(Work to complete):
Show all lines that include the string "Apache"; copy each one.

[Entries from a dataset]
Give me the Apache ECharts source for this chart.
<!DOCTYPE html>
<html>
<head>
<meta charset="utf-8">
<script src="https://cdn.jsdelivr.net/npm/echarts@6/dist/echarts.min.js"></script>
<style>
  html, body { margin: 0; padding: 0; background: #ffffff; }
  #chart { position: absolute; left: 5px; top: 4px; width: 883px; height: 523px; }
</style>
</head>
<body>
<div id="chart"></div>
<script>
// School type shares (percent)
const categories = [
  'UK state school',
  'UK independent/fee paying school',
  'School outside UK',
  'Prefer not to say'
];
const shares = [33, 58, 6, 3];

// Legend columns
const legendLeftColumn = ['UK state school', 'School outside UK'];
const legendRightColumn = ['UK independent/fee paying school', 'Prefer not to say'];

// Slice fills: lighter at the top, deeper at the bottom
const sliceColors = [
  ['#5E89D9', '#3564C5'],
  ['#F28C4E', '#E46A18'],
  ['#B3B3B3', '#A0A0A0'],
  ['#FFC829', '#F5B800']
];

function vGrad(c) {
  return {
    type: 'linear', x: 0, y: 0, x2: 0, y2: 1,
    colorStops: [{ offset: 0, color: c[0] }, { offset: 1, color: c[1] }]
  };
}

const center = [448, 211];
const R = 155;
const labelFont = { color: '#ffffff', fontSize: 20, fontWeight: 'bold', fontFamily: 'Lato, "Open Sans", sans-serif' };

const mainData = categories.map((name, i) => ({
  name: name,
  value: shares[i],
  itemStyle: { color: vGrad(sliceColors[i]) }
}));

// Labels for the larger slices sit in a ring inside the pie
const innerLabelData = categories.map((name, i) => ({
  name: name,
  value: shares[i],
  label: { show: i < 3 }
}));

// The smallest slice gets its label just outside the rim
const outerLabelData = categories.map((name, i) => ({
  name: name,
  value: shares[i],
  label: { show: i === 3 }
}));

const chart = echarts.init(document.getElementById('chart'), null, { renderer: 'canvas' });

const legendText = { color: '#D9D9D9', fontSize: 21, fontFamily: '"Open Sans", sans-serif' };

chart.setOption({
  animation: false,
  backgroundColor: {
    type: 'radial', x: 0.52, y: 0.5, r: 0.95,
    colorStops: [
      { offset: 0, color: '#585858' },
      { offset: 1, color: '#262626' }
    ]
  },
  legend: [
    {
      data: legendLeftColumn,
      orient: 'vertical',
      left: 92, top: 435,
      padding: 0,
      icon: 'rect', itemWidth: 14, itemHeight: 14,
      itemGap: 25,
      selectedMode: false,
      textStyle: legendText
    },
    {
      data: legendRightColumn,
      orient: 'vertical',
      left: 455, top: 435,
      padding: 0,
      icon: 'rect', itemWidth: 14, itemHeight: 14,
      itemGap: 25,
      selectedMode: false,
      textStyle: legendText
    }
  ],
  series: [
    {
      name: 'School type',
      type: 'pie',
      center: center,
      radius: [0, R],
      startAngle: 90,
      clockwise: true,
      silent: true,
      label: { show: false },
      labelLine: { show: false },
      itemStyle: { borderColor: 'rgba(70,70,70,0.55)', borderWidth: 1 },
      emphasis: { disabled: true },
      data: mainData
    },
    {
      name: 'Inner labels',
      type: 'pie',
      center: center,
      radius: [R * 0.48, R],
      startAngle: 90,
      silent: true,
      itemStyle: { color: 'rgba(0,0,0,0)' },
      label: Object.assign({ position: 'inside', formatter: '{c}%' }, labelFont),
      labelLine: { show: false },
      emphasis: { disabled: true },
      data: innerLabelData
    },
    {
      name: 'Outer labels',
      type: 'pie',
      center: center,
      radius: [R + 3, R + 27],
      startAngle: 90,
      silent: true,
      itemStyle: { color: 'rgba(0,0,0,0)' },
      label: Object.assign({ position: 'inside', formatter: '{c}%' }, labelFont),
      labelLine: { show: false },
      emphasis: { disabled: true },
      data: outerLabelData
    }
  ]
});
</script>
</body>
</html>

* * *

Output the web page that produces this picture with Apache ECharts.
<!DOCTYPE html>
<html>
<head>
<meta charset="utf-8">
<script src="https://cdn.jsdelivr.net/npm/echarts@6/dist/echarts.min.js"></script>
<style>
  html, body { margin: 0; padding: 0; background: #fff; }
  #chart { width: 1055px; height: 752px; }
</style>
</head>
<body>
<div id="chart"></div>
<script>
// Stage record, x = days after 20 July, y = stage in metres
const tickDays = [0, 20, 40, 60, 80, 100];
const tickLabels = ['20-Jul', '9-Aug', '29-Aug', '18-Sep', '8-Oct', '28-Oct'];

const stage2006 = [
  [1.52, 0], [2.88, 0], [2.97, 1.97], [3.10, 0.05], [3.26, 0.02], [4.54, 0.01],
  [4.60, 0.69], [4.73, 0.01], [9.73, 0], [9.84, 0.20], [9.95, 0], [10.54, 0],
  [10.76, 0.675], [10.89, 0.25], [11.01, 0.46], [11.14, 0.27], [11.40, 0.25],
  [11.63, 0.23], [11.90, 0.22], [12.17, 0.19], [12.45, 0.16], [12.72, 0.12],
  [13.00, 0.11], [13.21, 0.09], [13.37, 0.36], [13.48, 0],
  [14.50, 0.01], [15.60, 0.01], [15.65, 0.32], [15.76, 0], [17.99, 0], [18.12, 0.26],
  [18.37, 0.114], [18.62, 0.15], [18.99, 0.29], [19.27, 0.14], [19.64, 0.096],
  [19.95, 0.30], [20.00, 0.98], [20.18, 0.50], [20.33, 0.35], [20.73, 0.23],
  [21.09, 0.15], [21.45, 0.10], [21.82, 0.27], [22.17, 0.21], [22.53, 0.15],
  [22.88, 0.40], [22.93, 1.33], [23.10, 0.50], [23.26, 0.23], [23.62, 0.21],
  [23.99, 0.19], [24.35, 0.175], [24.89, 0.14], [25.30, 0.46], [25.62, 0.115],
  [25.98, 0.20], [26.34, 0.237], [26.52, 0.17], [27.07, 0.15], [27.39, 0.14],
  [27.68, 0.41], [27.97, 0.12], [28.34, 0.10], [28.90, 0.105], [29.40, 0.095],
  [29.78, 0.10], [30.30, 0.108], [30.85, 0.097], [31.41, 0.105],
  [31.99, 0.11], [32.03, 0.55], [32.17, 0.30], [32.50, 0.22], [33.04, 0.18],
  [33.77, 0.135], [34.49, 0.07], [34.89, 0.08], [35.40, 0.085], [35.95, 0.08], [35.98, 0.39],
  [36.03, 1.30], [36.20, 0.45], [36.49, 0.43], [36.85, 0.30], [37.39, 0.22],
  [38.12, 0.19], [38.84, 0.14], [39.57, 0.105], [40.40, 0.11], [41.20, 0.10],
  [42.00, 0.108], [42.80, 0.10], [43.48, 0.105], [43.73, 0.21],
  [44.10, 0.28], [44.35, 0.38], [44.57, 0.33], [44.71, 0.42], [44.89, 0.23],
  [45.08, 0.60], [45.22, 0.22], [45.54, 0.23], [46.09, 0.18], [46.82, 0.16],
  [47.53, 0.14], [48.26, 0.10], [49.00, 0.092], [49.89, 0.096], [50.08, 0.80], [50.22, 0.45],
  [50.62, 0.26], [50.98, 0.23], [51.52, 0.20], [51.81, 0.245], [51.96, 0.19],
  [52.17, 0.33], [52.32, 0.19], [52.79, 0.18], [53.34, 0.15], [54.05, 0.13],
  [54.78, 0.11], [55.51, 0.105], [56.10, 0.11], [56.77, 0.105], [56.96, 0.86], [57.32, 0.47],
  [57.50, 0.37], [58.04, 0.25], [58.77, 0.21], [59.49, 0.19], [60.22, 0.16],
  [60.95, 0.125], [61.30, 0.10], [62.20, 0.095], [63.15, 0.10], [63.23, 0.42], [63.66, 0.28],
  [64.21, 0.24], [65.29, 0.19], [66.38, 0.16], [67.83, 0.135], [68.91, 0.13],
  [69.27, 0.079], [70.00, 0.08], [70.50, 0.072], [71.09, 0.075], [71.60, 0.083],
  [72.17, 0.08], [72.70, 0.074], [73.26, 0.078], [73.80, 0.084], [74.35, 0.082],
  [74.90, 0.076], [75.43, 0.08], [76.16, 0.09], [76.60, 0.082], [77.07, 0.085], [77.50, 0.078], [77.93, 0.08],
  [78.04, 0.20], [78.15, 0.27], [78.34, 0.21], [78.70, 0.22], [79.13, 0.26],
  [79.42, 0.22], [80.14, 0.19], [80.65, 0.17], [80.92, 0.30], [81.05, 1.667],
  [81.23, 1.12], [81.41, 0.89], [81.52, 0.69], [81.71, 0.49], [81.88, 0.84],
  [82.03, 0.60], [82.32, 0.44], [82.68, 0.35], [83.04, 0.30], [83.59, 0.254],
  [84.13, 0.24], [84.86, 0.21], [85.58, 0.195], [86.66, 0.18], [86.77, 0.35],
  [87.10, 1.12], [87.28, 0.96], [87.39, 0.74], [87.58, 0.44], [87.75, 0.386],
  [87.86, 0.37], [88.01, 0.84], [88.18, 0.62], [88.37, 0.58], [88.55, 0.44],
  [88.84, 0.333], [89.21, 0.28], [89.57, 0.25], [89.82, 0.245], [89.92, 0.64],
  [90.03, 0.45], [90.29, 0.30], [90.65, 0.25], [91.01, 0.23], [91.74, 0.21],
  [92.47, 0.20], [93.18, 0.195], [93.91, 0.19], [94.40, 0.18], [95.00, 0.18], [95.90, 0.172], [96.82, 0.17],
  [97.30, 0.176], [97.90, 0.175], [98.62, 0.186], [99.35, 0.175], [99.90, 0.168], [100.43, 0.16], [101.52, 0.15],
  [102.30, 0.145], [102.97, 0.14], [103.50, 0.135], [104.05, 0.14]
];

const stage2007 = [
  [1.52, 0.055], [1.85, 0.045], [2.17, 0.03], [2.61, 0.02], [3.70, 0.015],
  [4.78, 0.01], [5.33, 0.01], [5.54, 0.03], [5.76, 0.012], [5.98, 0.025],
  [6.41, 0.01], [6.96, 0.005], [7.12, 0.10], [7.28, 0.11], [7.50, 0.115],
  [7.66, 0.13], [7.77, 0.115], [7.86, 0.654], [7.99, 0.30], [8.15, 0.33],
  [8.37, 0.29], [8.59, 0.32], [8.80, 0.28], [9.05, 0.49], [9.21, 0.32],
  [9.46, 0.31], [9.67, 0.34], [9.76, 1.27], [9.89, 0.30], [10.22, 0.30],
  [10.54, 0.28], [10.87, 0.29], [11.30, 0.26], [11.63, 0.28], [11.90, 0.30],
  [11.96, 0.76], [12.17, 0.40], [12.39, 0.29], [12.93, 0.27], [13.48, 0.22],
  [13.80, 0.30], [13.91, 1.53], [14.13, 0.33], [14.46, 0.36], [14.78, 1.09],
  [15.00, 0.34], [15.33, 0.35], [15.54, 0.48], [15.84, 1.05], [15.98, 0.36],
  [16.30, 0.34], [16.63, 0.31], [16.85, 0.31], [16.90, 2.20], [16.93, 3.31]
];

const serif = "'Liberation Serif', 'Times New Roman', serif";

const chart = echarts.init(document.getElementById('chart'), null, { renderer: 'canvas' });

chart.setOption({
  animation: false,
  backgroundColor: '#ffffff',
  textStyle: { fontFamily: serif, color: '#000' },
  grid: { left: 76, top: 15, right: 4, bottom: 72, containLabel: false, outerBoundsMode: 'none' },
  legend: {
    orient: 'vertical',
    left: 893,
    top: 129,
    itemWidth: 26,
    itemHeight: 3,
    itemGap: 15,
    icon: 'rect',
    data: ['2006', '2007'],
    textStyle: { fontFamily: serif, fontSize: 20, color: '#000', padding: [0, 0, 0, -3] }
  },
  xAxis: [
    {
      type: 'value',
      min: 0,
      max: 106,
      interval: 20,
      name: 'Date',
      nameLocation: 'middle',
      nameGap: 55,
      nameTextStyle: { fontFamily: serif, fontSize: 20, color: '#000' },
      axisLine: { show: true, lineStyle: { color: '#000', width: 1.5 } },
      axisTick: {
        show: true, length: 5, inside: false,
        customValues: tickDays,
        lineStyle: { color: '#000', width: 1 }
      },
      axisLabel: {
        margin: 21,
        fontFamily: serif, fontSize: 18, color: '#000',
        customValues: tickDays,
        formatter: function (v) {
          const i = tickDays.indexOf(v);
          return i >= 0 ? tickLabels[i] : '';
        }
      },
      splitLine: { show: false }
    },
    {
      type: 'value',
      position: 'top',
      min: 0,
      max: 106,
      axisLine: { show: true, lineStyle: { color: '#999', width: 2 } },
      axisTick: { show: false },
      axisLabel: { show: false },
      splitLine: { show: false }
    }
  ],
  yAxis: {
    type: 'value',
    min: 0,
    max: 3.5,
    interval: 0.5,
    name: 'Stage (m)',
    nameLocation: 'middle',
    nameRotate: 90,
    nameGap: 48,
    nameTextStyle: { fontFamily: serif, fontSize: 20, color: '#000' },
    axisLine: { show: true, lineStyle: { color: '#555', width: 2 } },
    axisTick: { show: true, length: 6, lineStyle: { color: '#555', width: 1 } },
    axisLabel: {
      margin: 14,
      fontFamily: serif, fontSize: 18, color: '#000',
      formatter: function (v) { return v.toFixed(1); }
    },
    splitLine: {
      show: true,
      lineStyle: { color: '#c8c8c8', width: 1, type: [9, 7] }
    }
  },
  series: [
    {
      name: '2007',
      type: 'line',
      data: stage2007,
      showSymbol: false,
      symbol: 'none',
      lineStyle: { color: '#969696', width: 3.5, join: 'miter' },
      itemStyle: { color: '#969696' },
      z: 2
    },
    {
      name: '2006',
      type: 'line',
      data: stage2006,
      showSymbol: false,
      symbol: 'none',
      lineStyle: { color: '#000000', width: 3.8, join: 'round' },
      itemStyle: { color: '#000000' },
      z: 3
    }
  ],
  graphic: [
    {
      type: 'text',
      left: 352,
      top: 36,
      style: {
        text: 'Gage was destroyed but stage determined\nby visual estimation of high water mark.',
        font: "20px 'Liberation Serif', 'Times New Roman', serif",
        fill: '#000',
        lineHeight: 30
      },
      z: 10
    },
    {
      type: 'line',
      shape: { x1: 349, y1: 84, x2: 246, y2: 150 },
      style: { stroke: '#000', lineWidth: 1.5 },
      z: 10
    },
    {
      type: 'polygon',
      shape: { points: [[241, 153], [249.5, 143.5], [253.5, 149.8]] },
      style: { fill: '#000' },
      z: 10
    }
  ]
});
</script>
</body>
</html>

---

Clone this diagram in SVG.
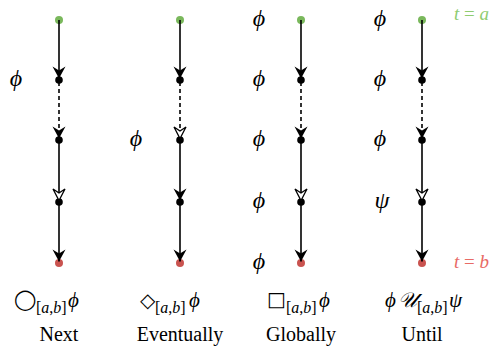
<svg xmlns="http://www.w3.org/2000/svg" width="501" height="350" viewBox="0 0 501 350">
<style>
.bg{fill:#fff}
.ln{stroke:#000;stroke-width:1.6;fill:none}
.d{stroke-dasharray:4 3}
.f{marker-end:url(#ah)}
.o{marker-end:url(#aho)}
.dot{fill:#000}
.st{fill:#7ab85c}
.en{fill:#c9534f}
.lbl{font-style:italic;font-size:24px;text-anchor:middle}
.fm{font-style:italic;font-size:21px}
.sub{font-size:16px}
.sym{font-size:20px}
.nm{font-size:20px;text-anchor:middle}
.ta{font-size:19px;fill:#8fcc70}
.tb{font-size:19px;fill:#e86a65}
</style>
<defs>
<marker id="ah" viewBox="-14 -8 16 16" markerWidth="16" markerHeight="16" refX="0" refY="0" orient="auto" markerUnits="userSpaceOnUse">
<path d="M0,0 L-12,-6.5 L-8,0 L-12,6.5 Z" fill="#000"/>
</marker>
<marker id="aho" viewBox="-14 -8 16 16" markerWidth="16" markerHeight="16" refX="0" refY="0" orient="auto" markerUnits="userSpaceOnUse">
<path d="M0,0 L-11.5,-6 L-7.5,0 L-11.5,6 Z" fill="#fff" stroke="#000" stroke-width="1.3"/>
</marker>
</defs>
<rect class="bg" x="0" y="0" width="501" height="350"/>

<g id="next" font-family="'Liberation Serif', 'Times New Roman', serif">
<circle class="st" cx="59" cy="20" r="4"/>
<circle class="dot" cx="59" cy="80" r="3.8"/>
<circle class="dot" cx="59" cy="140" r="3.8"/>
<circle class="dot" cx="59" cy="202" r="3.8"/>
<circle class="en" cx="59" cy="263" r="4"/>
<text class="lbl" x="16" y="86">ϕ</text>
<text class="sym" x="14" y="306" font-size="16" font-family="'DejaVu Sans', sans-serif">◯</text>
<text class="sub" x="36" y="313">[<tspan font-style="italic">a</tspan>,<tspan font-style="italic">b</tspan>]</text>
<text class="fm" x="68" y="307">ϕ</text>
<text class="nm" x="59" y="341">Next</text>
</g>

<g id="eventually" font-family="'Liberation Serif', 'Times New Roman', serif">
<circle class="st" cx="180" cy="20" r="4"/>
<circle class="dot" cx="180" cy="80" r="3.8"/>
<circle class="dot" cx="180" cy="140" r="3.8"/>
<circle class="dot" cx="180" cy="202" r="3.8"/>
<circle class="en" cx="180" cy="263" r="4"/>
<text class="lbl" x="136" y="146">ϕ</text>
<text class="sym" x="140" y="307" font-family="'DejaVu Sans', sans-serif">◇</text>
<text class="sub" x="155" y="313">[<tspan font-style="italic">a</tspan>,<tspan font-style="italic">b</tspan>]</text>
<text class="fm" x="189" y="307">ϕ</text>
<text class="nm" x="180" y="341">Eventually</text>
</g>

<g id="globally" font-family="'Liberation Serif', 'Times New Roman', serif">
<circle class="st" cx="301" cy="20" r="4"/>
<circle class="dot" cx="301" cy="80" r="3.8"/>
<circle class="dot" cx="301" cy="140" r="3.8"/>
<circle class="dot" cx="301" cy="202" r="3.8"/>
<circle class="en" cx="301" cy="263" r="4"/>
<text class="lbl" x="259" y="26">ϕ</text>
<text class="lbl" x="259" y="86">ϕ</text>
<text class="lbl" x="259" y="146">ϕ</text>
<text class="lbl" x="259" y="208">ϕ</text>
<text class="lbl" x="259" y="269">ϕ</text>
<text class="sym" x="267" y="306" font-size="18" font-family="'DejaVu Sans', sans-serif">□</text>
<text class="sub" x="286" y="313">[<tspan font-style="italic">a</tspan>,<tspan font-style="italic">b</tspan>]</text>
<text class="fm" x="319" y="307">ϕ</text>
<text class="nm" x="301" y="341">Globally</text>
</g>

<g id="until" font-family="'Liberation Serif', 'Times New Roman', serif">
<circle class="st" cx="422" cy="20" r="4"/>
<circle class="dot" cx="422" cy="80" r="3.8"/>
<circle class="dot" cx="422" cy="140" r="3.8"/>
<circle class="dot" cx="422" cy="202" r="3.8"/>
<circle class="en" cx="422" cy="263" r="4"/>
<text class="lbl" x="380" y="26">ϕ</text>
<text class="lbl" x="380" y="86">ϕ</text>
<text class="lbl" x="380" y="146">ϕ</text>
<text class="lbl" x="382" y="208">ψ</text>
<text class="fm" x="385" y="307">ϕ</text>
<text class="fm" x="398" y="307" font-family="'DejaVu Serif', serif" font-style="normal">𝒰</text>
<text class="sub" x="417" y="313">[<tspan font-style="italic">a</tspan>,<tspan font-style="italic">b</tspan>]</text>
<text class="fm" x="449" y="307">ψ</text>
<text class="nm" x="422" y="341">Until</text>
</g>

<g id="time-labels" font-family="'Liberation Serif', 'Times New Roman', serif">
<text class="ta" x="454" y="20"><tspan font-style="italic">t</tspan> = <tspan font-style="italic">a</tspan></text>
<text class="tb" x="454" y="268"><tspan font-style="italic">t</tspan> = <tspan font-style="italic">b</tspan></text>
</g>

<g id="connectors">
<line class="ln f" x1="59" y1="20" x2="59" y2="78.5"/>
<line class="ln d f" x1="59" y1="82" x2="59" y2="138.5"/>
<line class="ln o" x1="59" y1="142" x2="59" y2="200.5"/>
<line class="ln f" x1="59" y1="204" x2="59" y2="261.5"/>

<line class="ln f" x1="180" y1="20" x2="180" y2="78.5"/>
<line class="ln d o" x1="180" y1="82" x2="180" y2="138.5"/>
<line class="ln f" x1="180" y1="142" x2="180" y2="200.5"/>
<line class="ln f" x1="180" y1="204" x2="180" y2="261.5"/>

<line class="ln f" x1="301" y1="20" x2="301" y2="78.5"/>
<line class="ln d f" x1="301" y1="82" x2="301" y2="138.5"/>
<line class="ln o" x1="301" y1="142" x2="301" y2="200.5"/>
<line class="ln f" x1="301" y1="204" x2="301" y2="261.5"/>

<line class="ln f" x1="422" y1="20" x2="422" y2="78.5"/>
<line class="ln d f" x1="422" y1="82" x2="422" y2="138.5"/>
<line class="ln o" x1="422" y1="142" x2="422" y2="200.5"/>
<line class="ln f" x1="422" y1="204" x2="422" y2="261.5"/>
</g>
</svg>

(Exercise output):
Give me the Apache ECharts source for this chart.
Output the web page that produces this picture with Apache ECharts.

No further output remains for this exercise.